I should mention that the air conditioning on the train was nothing short of exquisite. The ambient temperature would have been 18C, a welcome relief from the heat and humidity in the station. I need not have worried about what we were all going to say to each other during this trip. Everybody was asleep within 15 minutes of the train leaving the station, including me. It got so cold during the night that I even had to resort to putting the doona over me instead of using it as a pillow because the small sack of wheat that was supplied as the pillow was a bit of a joke. The train is very comfortable and very quiet.

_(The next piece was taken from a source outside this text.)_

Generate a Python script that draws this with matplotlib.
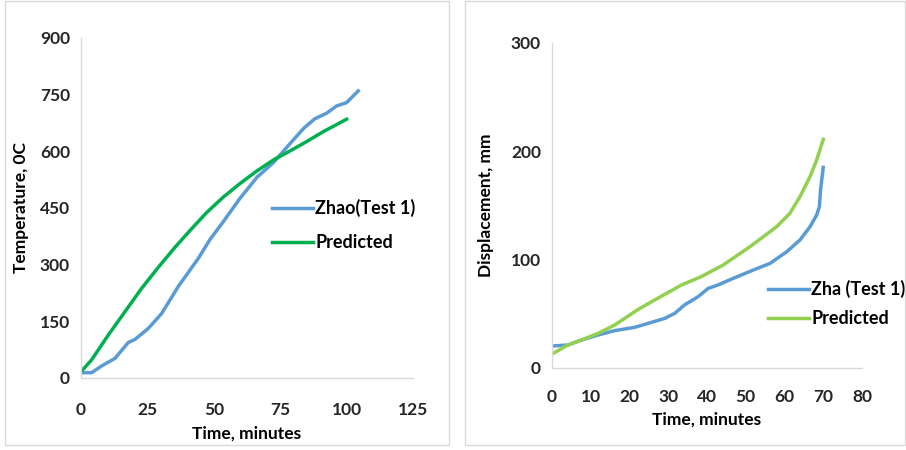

I was awakened a couple of times the first occasion being from the snoring sounds coming from the young woman opposite me and the other time was when the train was stopped due to the most violent storm I had ever seen with respect to lightning. It was lightning so brilliant that it was impossible to keep your eyes open all the time as the flashes came at you in never ending succession. Everybody else in the cabin slept through it yet the thunder was shaking the train! Whether the train schedule had been changed or whether the storm had held us up I don’t know but the train arrived in Beijing at 10am the next day, not 7.30am, setting me another China challenge of getting to the airport before boarding time for my flight!